++++ Data shown
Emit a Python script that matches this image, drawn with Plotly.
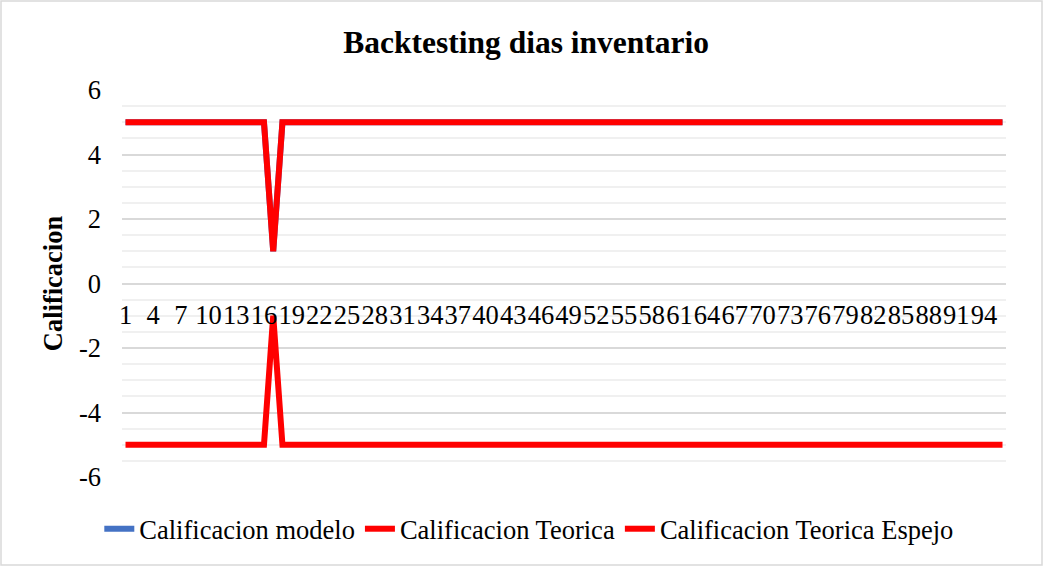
import plotly.graph_objects as go

# ---- data ----
categories = list(range(1, 97))
calif_modelo = [5] * 16 + [1] + [5] * 79
calif_teorica = [5] * 16 + [1] + [5] * 79
calif_teorica_espejo = [-5] * 16 + [-1] + [-5] * 79
x_tick_vals = list(range(1, 97, 3))
x_tick_text = [str(v) for v in x_tick_vals]
y_tick_vals = [-6, -4, -2, 0, 2, 4, 6]
y_tick_text = ["-6", "-4", "-2", "0", "2", "4", "6"]

FONT = "Liberation Serif, Times New Roman, serif"
W, H = 1044, 566
ML, MR, MT, MB = 122, 38, 90, 89

fig = go.Figure()
fig.add_trace(go.Scatter(x=categories, y=calif_modelo, mode="lines",
                         name="Calificacion modelo",
                         line=dict(color="#4472C4", width=6)))
fig.add_trace(go.Scatter(x=categories, y=calif_teorica, mode="lines",
                         name="Calificacion Teorica",
                         line=dict(color="#FF0000", width=6)))
fig.add_trace(go.Scatter(x=categories, y=calif_teorica_espejo, mode="lines",
                         name="Calificacion Teorica Espejo",
                         line=dict(color="#FF0000", width=6)))

pw = W - ML - MR
ph = H - MT - MB
fig.add_shape(type="rect", xref="paper", yref="paper",
              x0=(-ML + 1) / pw, x1=(pw + MR - 2) / pw,
              y0=(-MB + 1) / ph, y1=(ph + MT - 1) / ph,
              line=dict(color="#d9d9d9", width=1.5), layer="below")

fig.update_layout(
    width=W, height=H,
    margin=dict(l=ML, r=MR, t=MT, b=MB, autoexpand=False),
    paper_bgcolor="white", plot_bgcolor="white",
    font=dict(family=FONT, size=26.5, color="#000000"),
    title=dict(text="<b>Backtesting dias inventario</b>",
               font=dict(family=FONT, size=31.5, color="#000000"),
               x=0.504, xanchor="center", xref="container",
               y=1 - 42 / H, yanchor="middle", yref="container"),
    showlegend=True,
    legend=dict(orientation="h", x=0.507, xanchor="center", xref="container",
                y=1 - 529 / H, yanchor="middle", yref="container",
                font=dict(family=FONT, size=26.5, color="#000000"),
                itemwidth=30, tracegroupgap=0),
    hovermode=False,
)

fig.update_xaxes(
    range=[0.62, 96.38], tickmode="array",
    tickvals=x_tick_vals, ticktext=x_tick_text, tickangle=0,
    showgrid=False, zeroline=False, automargin=False,
    showline=True, linecolor="#d9d9d9", linewidth=1.5,
    anchor="free", position=0.5,
    ticks="", ticklabelstandoff=8,
    tickfont=dict(family=FONT, size=26.5, color="#000000"),
)
fig.update_yaxes(
    range=[-6, 6], tickmode="array",
    tickvals=y_tick_vals, ticktext=y_tick_text,
    showgrid=True, gridcolor="#d9d9d9", gridwidth=1.5,
    zeroline=False, showline=False, ticks="", automargin=False,
    ticklabelstandoff=20,
    minor=dict(dtick=0.5, tick0=0, showgrid=True, gridcolor="#f0f0f0", gridwidth=1.5),
    tickfont=dict(family=FONT, size=26.5, color="#000000"),
    title=dict(text="<b>Calificacion</b>", standoff=8,
               font=dict(family=FONT, size=26.5, color="#000000")),
)

fig.write_html("out.html", config={"displayModeBar": False},
               post_script="document.body.style.margin='0';document.body.style.overflow='hidden';")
++++++++
Written exercise: Set down again, exactly, the lines of the material above from its first line to the one with "import plotly.graph_objects as go", inclusive. Leave the pictures out.

Exercise answer:
Emit a Python script that matches this image, drawn with Plotly.
import plotly.graph_objects as go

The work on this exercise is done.